HistorySilicon (Latin silex, silicis meaning flint) was first identified by Antoine Lavoisier in 1787, and was later mistaken by Humphry Davy in 1800 for a compound. In 1811 Gay Lussac and Thenard probably prepared impure amorphous silicon through the heating of potassium with silicon tetrafluoride. In 1824 Berzelius prepared amorphous silicon using approximately the same method of Lussac. Berzelius also purified the product by repeatedly washing it.
Silicon is a principal component of aerolites which are a class of meteoroids and also of tektites which is a natural form of glass.
Measured by weight, silicon makes up 25.7% of the earth's crust and after oxygen is also the second most abundant element. Elemental silicon is not found in nature. It occurrs most often as oxides and as silicates. Sand, amethyst, agate, quartz, rock crystal, flint, jasper, and opal are some of the forms in which the oxide appears. Granite, asbestos, feldspar, clay, hornblende, and mica are a few of the many silicate minerals.
Silicon is commercially prepared by the heating of high-purity silica in an electric arc furnace using carbon electrodes. At temperatures over 1900°C, the carbon reduces the silica to silicon according to the chemical equation
- SiO2 + C → Si + CO2
The use of silicon in semiconductor devices demands a much greater purity than afforded by metallurgical grade silicon. Historically, a number of methods have been used to produce high-purity silicon.
Early silicon purification techniques were based on the fact that if silicon is melted and re-solidified, the last parts of the mass to solidify contain most of the impurities. The earliest method of silicon purification, first described in 1919 and used on a limited basis to make radar components during World War II, involved crushing metallurgical grade silicon and then partially dissolving the silcon powder in an acid. When crushed, the silicon cracked so that the weaker impurity-rich regions were on the outside of the resulting grains of silicon. As a result, the impurity-rich silicon was the first to be dissolved when treated with acid, leaving behind a more pure product.

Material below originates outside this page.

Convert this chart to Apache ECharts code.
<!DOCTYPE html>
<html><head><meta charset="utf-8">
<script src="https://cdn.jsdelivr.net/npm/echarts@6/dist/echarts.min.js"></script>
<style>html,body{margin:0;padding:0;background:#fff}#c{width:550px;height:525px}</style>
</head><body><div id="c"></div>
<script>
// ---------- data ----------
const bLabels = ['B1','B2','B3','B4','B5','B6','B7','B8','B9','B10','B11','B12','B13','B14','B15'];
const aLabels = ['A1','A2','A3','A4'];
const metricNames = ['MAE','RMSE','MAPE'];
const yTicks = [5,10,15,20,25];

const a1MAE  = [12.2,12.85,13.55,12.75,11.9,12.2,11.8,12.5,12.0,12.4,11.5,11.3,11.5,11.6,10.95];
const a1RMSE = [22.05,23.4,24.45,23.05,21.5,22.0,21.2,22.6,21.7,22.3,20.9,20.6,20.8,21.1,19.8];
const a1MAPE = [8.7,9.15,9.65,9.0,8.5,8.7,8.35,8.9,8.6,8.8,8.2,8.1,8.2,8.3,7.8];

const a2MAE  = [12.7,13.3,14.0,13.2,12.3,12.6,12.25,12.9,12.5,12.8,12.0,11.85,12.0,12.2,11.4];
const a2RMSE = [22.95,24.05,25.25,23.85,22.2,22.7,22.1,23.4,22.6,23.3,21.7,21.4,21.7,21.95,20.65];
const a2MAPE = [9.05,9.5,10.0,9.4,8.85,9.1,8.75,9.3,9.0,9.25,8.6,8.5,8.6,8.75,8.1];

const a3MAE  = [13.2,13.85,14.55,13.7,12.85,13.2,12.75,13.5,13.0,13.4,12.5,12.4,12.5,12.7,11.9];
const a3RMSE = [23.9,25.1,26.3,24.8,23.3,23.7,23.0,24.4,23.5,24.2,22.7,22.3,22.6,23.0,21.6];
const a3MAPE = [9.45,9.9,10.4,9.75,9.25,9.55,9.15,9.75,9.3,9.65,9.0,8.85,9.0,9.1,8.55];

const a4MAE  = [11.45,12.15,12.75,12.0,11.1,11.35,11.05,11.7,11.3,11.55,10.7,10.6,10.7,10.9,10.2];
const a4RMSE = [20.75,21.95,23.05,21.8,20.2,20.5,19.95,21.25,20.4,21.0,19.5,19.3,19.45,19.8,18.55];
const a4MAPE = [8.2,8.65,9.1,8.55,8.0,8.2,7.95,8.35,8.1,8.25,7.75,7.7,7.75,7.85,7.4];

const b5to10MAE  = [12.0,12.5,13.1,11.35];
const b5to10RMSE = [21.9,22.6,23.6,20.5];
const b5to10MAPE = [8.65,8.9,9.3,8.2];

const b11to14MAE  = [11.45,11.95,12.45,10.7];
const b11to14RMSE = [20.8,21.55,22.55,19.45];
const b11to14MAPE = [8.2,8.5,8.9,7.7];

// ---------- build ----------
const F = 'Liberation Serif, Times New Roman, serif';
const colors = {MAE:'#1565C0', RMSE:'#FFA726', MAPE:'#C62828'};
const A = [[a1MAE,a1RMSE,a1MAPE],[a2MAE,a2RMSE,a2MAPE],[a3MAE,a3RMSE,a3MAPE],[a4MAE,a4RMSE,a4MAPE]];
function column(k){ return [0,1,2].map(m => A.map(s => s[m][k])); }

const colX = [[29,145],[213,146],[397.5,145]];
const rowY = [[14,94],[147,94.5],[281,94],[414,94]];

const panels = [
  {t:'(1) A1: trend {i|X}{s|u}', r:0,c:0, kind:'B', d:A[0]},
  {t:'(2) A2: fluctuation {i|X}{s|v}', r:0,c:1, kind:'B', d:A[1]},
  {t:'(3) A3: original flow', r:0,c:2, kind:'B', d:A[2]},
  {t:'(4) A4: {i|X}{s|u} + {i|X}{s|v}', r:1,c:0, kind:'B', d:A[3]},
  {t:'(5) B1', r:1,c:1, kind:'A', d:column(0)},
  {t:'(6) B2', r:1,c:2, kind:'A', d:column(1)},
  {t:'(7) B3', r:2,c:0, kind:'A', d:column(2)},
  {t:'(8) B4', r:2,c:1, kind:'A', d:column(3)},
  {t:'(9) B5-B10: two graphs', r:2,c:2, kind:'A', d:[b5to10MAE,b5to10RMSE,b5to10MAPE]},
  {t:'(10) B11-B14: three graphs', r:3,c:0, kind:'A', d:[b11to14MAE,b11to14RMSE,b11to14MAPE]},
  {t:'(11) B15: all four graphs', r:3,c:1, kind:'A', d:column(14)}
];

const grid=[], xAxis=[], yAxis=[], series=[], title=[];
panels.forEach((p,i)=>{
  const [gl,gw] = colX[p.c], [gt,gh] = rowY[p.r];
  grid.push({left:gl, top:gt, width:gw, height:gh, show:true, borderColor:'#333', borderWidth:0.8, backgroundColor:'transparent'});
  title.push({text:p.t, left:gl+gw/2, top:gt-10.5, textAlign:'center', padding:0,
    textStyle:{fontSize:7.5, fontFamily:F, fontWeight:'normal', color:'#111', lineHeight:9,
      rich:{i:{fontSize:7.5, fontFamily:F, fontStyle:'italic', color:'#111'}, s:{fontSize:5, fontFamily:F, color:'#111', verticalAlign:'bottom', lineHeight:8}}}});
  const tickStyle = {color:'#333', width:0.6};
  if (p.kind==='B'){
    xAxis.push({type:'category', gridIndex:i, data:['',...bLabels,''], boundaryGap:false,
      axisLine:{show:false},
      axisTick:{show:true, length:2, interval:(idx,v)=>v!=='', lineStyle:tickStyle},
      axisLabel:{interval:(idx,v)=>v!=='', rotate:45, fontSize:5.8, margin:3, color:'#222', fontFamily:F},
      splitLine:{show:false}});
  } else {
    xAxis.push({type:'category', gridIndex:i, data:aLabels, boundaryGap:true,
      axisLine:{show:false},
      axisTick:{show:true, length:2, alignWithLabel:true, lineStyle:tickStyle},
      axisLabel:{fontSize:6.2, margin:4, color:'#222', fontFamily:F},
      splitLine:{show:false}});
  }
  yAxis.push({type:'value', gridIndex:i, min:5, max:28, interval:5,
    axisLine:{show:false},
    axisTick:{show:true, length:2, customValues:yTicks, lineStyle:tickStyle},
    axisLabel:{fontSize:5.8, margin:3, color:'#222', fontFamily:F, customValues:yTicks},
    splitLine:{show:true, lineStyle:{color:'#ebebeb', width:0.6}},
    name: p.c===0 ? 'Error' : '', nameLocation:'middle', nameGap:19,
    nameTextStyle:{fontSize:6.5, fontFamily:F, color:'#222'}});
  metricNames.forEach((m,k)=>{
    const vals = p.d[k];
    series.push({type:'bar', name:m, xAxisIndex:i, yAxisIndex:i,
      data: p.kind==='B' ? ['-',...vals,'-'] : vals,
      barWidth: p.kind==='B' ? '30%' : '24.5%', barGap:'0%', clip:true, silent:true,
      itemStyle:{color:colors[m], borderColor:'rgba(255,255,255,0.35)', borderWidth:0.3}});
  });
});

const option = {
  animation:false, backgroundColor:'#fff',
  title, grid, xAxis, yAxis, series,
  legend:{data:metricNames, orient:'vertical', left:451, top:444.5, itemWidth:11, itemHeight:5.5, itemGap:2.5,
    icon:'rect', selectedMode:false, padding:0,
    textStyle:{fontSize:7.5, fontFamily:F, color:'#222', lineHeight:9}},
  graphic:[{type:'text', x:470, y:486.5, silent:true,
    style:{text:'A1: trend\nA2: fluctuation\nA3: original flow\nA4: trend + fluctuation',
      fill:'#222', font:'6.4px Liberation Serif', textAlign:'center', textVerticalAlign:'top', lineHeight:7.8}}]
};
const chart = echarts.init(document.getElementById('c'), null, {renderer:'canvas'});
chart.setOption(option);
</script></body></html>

In zone melting, the first silicon purification method to be widely used industrially, rods of metallurgical grade silicon were heated to melt at one end. Then, the heater was slowly moved down the length of the rod, keeping a small length of the rod molten as the silicon cooled and resolidified behind it. Since most impurities tend to remain in the molten region rather than resolidify, when the process was complete, most of the impurities in the rod had been moved into end that was the last to be melted. This end was then cut off and discarded, and the process repeated if a still higher purity was desired.
Today, silicon is instead purified by converting it to a silicon compound that can be more easily purified than silicon itself, and then converting that silicon compound back into pure silcon. Trichlorosilane is the silicon compound most commonly used as the intermediate, although silicon tetrachloride and silane are also used. When these gases are blown over silicon at high temperature, they decompose to high-purity silicon.
In the Siemens process, high-purity silicon rods are exposed to trichlorosilane at 1150°C. The trichlorosilane gas decomposes and deposits additional silicon onto the rods, enlarging them according to chemical reactions like
- 2 HSiCl3 → Si + 2 HCl + SiCl4
- SiCl4 + 2 Zn → Si + 2 ZnCl2
Silicon has nine isotopes, with mass numbers from 25-33. Si-28 (the most abundant isotope, at 92.23%), Si-29 (4.67%), and Si-30 (3.1%) are stable; Si-32 is a radioactive isotope produced by argon decay. Its half-life, after much argument, has been determined to be approximately 276 years, and it decays by beta emission to P-32 (which has a 14.28 year half-life) and then to S-32.